═════ TASK INPUT

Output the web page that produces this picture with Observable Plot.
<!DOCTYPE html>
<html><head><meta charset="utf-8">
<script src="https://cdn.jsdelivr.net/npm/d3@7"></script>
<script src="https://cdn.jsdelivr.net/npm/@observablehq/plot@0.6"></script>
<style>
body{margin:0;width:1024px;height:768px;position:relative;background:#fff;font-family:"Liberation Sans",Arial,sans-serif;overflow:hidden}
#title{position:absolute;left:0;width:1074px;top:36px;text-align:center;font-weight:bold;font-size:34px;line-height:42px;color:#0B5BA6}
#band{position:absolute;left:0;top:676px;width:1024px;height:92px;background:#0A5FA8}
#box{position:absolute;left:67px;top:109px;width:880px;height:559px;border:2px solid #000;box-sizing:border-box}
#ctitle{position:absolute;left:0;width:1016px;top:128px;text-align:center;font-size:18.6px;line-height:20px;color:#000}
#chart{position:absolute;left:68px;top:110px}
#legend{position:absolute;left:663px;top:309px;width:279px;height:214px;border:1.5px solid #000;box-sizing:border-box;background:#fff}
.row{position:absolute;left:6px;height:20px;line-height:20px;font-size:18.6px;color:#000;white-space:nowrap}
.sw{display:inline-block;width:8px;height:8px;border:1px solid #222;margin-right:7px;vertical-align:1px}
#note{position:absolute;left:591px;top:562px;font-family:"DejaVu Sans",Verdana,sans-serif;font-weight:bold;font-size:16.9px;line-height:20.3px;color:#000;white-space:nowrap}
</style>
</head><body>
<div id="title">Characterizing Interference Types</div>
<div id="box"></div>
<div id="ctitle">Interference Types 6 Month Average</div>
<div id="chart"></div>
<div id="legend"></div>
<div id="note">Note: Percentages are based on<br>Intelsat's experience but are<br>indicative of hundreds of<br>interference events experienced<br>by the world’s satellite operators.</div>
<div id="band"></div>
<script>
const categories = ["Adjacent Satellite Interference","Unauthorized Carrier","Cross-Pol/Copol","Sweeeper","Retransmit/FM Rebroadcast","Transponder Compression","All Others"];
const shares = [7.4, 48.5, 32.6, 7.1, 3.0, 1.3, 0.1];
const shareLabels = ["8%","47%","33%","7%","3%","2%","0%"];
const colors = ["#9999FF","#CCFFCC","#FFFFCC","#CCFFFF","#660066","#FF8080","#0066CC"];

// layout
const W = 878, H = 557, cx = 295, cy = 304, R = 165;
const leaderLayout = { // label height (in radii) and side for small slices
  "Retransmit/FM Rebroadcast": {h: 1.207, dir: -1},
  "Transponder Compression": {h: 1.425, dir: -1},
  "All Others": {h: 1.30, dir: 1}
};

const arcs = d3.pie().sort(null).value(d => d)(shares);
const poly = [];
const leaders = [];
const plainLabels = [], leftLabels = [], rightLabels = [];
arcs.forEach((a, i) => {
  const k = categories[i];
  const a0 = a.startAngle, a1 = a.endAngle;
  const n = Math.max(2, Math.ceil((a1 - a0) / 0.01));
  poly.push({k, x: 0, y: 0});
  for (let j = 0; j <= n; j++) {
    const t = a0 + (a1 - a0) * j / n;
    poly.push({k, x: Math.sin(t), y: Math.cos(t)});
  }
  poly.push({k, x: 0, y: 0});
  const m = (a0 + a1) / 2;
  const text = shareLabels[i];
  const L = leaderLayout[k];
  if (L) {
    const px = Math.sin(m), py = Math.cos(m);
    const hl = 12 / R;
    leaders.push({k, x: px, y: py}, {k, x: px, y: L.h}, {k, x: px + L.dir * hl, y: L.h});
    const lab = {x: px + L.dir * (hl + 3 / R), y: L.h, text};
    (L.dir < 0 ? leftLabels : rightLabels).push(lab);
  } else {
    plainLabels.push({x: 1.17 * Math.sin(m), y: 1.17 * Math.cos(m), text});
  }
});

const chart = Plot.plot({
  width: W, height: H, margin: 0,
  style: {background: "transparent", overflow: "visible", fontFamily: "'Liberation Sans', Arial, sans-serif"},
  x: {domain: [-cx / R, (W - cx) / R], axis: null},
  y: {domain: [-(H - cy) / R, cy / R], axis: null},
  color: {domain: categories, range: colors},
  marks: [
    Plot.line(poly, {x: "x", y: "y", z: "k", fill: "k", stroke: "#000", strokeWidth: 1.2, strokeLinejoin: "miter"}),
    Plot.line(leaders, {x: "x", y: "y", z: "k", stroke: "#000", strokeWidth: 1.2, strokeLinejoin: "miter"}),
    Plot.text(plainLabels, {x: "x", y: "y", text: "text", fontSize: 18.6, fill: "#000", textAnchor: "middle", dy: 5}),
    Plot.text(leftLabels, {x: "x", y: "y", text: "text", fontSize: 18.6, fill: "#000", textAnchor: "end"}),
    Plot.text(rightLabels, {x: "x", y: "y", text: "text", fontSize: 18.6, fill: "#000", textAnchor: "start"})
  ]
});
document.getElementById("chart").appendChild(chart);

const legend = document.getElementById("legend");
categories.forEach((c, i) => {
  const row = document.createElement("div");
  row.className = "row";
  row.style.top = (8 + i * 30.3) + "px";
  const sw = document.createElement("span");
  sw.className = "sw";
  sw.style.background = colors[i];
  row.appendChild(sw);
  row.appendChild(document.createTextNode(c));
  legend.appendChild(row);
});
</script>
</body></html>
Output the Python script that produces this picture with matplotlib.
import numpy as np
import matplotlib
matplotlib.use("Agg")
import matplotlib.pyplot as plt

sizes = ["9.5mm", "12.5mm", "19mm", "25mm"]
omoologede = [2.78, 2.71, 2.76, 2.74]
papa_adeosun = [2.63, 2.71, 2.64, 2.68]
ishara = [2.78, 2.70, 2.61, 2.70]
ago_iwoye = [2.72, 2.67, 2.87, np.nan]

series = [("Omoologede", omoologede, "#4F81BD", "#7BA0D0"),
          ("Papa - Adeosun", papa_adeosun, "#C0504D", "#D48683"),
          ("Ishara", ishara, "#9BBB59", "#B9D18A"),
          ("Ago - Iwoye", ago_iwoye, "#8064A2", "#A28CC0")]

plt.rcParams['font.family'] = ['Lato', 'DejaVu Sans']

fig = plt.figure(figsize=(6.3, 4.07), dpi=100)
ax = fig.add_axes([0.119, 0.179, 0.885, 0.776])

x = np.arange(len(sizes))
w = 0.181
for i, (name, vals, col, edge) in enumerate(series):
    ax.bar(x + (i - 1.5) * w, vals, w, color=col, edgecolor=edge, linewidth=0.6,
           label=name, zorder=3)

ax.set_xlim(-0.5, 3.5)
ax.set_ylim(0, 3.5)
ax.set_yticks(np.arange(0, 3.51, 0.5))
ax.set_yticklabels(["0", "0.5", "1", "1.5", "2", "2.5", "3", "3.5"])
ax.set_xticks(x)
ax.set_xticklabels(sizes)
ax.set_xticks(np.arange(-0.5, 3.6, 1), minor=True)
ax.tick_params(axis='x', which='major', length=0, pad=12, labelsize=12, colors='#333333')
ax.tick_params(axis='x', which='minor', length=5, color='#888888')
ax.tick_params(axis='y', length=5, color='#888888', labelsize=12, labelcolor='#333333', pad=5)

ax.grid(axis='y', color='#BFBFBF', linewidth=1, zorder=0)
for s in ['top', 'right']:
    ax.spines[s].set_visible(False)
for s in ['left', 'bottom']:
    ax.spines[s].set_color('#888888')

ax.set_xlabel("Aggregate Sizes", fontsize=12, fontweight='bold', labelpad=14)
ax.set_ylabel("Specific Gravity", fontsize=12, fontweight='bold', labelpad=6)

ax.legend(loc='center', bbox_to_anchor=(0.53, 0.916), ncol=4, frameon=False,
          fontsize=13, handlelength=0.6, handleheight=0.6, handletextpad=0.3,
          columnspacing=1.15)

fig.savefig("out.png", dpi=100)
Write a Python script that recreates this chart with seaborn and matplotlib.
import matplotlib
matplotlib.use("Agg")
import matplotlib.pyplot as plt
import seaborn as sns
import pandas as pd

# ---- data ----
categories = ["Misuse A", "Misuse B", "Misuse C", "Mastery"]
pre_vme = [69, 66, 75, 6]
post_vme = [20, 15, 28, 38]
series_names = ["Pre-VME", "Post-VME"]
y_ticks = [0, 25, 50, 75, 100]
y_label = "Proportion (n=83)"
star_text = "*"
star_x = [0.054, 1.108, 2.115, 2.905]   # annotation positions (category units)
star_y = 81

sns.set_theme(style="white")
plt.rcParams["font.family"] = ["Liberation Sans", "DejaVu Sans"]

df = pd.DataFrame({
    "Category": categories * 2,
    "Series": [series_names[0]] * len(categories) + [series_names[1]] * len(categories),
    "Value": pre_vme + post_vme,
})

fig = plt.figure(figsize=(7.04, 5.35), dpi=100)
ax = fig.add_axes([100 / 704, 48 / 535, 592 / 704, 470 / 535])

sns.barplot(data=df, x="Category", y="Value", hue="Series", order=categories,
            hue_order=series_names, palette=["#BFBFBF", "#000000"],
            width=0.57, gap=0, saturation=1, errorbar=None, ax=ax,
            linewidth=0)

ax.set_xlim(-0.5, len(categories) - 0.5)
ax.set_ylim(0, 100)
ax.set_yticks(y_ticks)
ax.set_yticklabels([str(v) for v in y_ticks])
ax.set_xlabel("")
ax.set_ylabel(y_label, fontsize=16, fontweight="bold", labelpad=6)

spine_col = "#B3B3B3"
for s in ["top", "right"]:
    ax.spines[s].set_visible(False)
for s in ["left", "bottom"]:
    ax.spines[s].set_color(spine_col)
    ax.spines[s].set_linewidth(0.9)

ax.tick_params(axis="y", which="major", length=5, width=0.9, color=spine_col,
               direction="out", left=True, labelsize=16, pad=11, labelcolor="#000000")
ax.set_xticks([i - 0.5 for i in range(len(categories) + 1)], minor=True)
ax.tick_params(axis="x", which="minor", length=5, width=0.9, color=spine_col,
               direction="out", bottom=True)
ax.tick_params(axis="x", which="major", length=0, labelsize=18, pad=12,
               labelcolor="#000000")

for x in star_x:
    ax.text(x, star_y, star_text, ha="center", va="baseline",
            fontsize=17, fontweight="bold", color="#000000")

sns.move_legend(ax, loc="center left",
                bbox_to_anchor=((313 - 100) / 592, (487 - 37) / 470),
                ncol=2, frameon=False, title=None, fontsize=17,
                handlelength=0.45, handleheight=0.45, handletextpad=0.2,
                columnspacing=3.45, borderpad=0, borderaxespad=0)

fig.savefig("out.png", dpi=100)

══════════

§ **TASK DETAILS**: Within the listing above, locate the line containing "Write a Python" and the line containing "import pandas as pd". Reproduce those two lines and all lines between them exactly, with nothing added.

§ **TASK RESPONSE**:
Write a Python script that recreates this chart with seaborn and matplotlib.
import matplotlib
matplotlib.use("Agg")
import matplotlib.pyplot as plt
import seaborn as sns
import pandas as pd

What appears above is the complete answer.